Yeah, and writing this blog post is a major red flag for this company, no matter how you shake it out. Either they are lying, or grossly incompetent.


From what I understand, this is not a company, but the personal blog of a (former) consultant that worked for a company that had already spent $1.5mil when he took over. Given that context, the headline seems clickbaity as he wasn't personally involved, but whatever.

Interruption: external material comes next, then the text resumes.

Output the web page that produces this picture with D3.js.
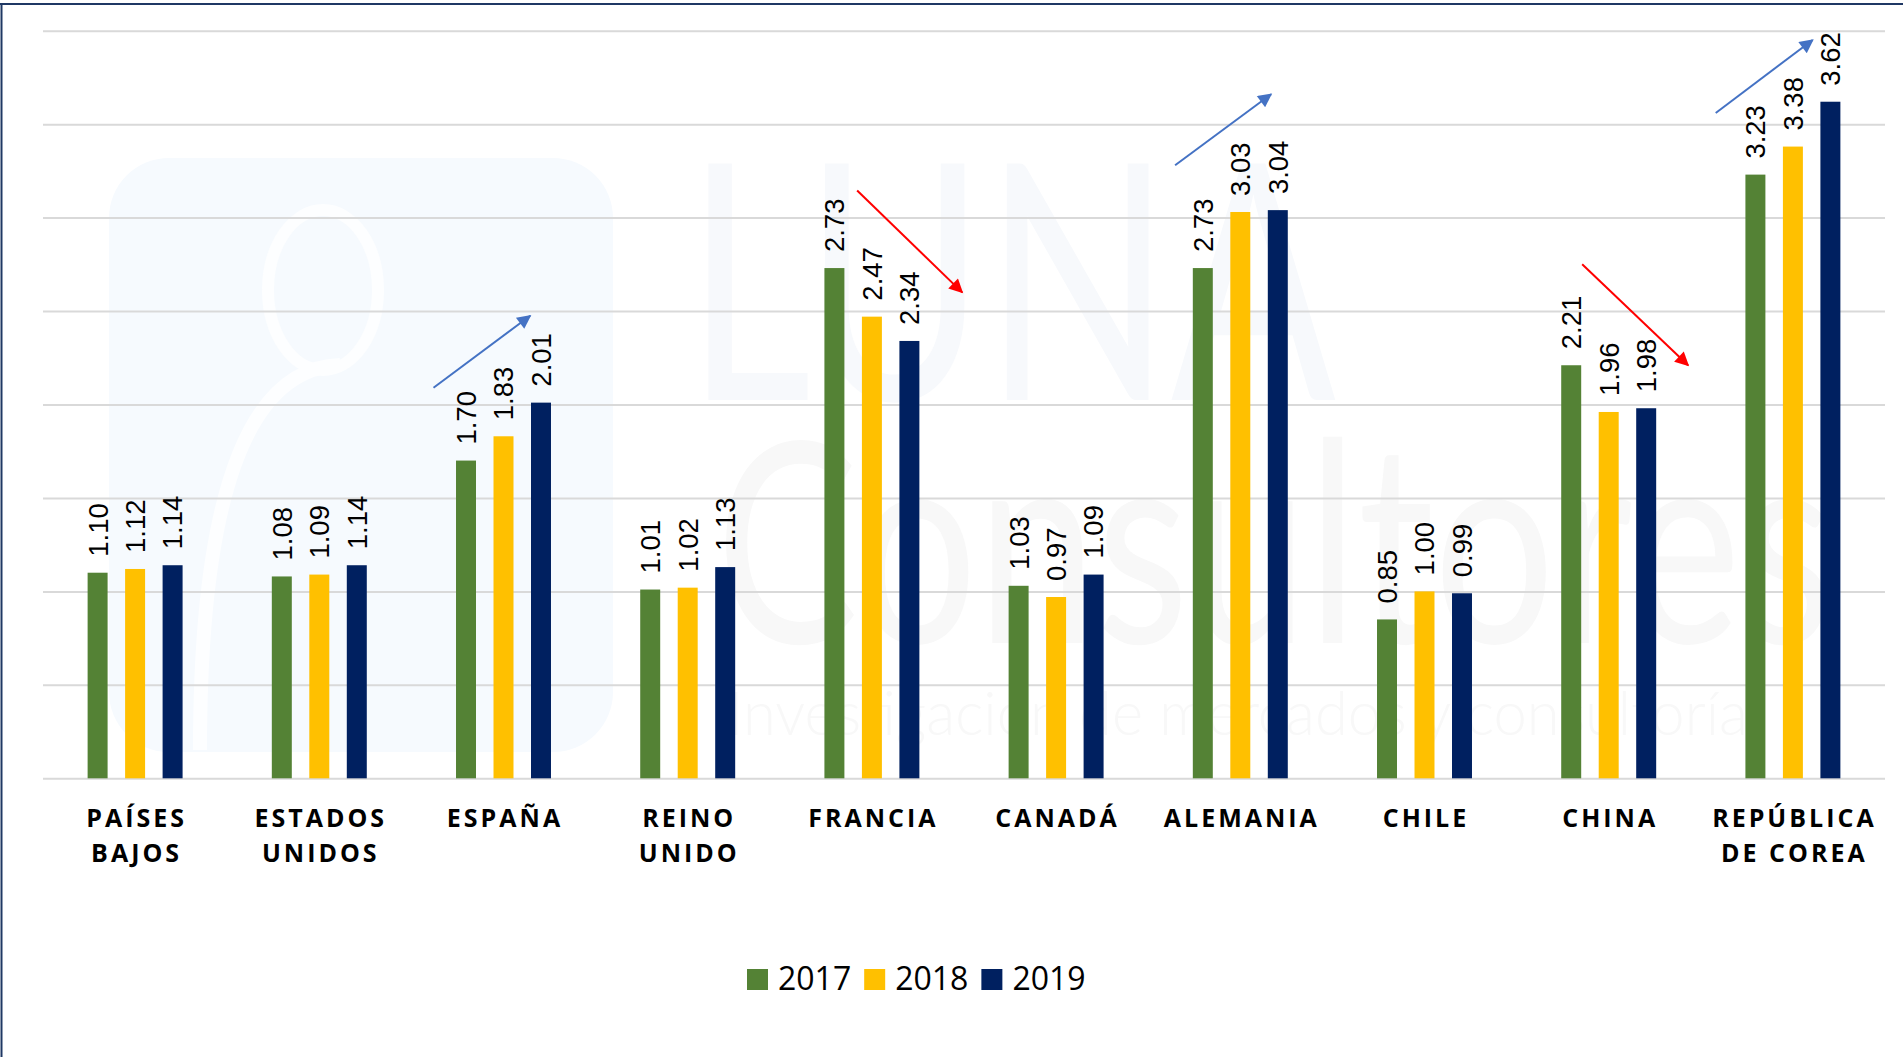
<!DOCTYPE html>
<html>
<head>
<meta charset="utf-8">
<script src="https://cdn.jsdelivr.net/npm/d3@7"></script>
<style>
	html, body { margin: 0; padding: 0; background: #fff; }
	svg { display: block; }
</style>
</head>
<body>
<div id="chart"></div>
<script>
//categories, two lines each
const CATEGORIES = ['PAÍSES BAJOS','ESTADOS UNIDOS','ESPAÑA','REINO UNIDO','FRANCIA','CANADÁ','ALEMANIA','CHILE','CHINA','REPÚBLICA DE COREA'];
const CATEGORY_LINES = [['PAÍSES','BAJOS'],['ESTADOS','UNIDOS'],['ESPAÑA'],['REINO','UNIDO'],['FRANCIA'],['CANADÁ'],['ALEMANIA'],['CHILE'],['CHINA'],['REPÚBLICA','DE COREA']];

//series values
const YEARS = ['2017','2018','2019'];
const VALUES_2017 = [1.10,1.08,1.70,1.01,2.73,1.03,2.73,0.85,2.21,3.23];
const VALUES_2018 = [1.12,1.09,1.83,1.02,2.47,0.97,3.03,1.00,1.96,3.38];
const VALUES_2019 = [1.14,1.14,2.01,1.13,2.34,1.09,3.04,0.99,1.98,3.62];

//gridlines every half unit
const GRID_TICKS = [0,0.5,1,1.5,2,2.5,3,3.5,4];

//trend arrows: category, start/end as band fraction + value
const ARROWS = [
	{cat:'ESPAÑA', f0:0.12, v0:2.09, f1:0.645, v1:2.475, trend:'up'},
	{cat:'FRANCIA', f0:0.42, v0:3.145, f1:0.99, v1:2.60, trend:'down'},
	{cat:'ALEMANIA', f0:0.146, v0:3.28, f1:0.667, v1:3.66, trend:'up'},
	{cat:'CHINA', f0:0.356, v0:2.75, f1:0.931, v1:2.21, trend:'down'},
	{cat:'REPÚBLICA DE COREA', f0:0.081, v0:3.56, f1:0.607, v1:3.95, trend:'up'}
];

const COLORS = {
	'2017': '#548235',
	'2018': '#FFC000',
	'2019': '#002060',
	grid: '#d9d9d9',
	frame: '#1f3864',
	up: '#4472C4',
	down: '#FF0000',
	markBox: '#f6fafe',
	markText: '#f7f9fc',
	markGrey: '#f8f8f8'
};

const W = 1903, H = 1057;
const PLOT = { left: 43, right: 1885, top: 30.7, bottom: 778.3 };

const svg = d3.select('#chart').append('svg')
	.attr('width', W)
	.attr('height', H)
	.attr('viewBox', `0 0 ${W} ${H}`);

//very faint watermark behind the chart
const gMark = svg.append('g').attr('class','watermark');
gMark.append('rect')
	.attr('x',109).attr('y',158).attr('width',504).attr('height',594)
	.attr('rx',60)
	.attr('fill',COLORS.markBox);
gMark.append('ellipse')
	.attr('cx',323).attr('cy',290).attr('rx',55).attr('ry',80)
	.attr('fill','none').attr('stroke','#fdfeff').attr('stroke-width',12);
gMark.append('path')
	.attr('d','M200,750 Q200,370 340,365')
	.attr('fill','none').attr('stroke','#fdfeff').attr('stroke-width',14);
gMark.append('text')
	.attr('x',686).attr('y',400)
	.attr('font-family','Lato, sans-serif').attr('font-weight',400)
	.attr('font-size',330)
	.attr('textLength',650).attr('lengthAdjust','spacingAndGlyphs')
	.attr('fill',COLORS.markText)
	.text('LUNA');
gMark.append('text')
	.attr('x',716).attr('y',643)
	.attr('font-family','Lato, sans-serif').attr('font-weight',400)
	.attr('font-size',280)
	.attr('textLength',1117).attr('lengthAdjust','spacingAndGlyphs')
	.attr('fill',COLORS.markGrey)
	.text('Consultores');
gMark.append('text')
	.attr('x',728).attr('y',735)
	.attr('font-family','Lato, sans-serif').attr('font-weight',300)
	.attr('font-size',62)
	.attr('textLength',1020).attr('lengthAdjust','spacingAndGlyphs')
	.attr('fill',COLORS.markGrey)
	.text('Investigación de mercados y consultoría');

//scales
const x0 = d3.scaleBand()
	.domain(CATEGORIES)
	.range([PLOT.left, PLOT.right]);

const x1 = d3.scaleBand()
	.domain(YEARS)
	.range([0, x0.bandwidth()])
	.paddingInner(0.467)
	.paddingOuter(1.19);

const y = d3.scaleLinear()
	.domain([0,4])
	.range([PLOT.bottom, PLOT.top]);

//gridlines via axis
svg.append('g')
	.attr('class','grid')
	.attr('transform',`translate(${PLOT.left},0)`)
	.call(d3.axisLeft(y).tickValues(GRID_TICKS).tickSize(-(PLOT.right - PLOT.left)).tickFormat(''))
	.call(g => g.select('.domain').remove())
	.call(g => g.selectAll('.tick line').attr('stroke',COLORS.grid).attr('stroke-width',2));

//table for bars
const series = YEARS.map((yr,i) => ({
	year: yr,
	values: [VALUES_2017,VALUES_2018,VALUES_2019][i]
}));
const rows = CATEGORIES.map((c,ci) => ({
	cat: c,
	bars: series.map(s => ({ year: s.year, cat: c, val: s.values[ci] }))
}));

const gGroups = svg.append('g').attr('class','bars')
	.selectAll('g')
	.data(rows)
	.join('g')
	.attr('transform', d => `translate(${x0(d.cat)},0)`);

gGroups.selectAll('rect')
	.data(d => d.bars)
	.join('rect')
	.attr('x', d => x1(d.year))
	.attr('y', d => y(d.val))
	.attr('width', x1.bandwidth())
	.attr('height', d => y(0) - y(d.val))
	.attr('fill', d => COLORS[d.year]);

//rotated data labels
gGroups.selectAll('text.val')
	.data(d => d.bars)
	.join('text')
	.attr('class','val')
	.attr('transform', d => `translate(${x1(d.year) + x1.bandwidth()/2},${y(d.val) - 16}) rotate(-90)`)
	.attr('dy','0.36em')
	.attr('font-family','"Liberation Sans", Arial, sans-serif')
	.attr('font-size',27.5)
	.attr('fill','#000')
	.text(d => d3.format('.2f')(d.val));

//category labels
const gCats = svg.append('g').attr('class','cats')
	.selectAll('text')
	.data(CATEGORIES)
	.join('text')
	.attr('y', 826.5)
	.attr('text-anchor','middle')
	.attr('font-family','"Open Sans", sans-serif')
	.attr('font-weight',700)
	.attr('font-size',25)
	.attr('letter-spacing',3)
	.attr('fill','#000');

gCats.selectAll('tspan')
	.data((d,i) => CATEGORY_LINES[i].map(l => ({ l, x: x0(d) + x0.bandwidth()/2 + 1.5 })))
	.join('tspan')
	.attr('x', d => d.x)
	.attr('dy', (d,i) => i ? 35.3 : 0)
	.text(d => d.l);

//arrows
const defs = svg.append('defs');
['up','down'].forEach(k => {
	defs.append('marker')
		.attr('id',`head-${k}`)
		.attr('viewBox','0 0 10 10')
		.attr('refX',9).attr('refY',5)
		.attr('markerWidth',8.5).attr('markerHeight',7)
		.attr('markerUnits','strokeWidth')
		.attr('orient','auto')
		.append('path')
		.attr('d','M0,0 L10,5 L0,10 Z')
		.attr('fill',COLORS[k]);
});

svg.append('g').attr('class','arrows')
	.selectAll('line')
	.data(ARROWS)
	.join('line')
	.attr('x1', d => x0(d.cat) + d.f0 * x0.bandwidth())
	.attr('y1', d => y(d.v0))
	.attr('x2', d => x0(d.cat) + d.f1 * x0.bandwidth())
	.attr('y2', d => y(d.v1))
	.attr('stroke', d => COLORS[d.trend])
	.attr('stroke-width',2)
	.attr('marker-end', d => `url(#head-${d.trend})`);

//legend
const gLegend = svg.append('g').attr('class','legend')
	.attr('transform','translate(747,969)');
let lx = 0;
YEARS.forEach(yr => {
	const item = gLegend.append('g').attr('transform',`translate(${lx},0)`);
	item.append('rect')
		.attr('width',21).attr('height',21)
		.attr('fill',COLORS[yr]);
	const t = item.append('text')
		.attr('x',31).attr('y',21)
		.attr('font-family','"Open Sans", sans-serif')
		.attr('font-size',32)
		.attr('fill','#000')
		.text(yr);
	lx += 31 + t.node().getComputedTextLength() + 13;
});

//frame edges (left and top)
svg.append('line')
	.attr('x1',0).attr('x2',W).attr('y1',4).attr('y2',4)
	.attr('stroke',COLORS.frame).attr('stroke-width',2);
svg.append('line')
	.attr('x1',1.5).attr('x2',1.5).attr('y1',3).attr('y2',H)
	.attr('stroke',COLORS.frame).attr('stroke-width',2);
</script>
</body>
</html>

+1, it was definitely written by someone wise but the thin veneer of storytelling added makes you feel cheated instead of engaged/drawn along the post. Such an abrupt ending


Hey, author of article here - the parent comments are correct, I mealy consulted after they already spent this amount. I'm sorry if you felt cheated out of a story - I'm planning to write more about this later in the series but it didn't really fit the story about PMF & setting objectives so I could not round it out more in this one. But I've realised I might have to write a separate post just about this specific incident and what we did to bring the spend and results back on track. Thank you!


While this example is admittedly extreme, I think you’re severely underestimating the amount of bullshitters and charlatans that are able to secure VC funding.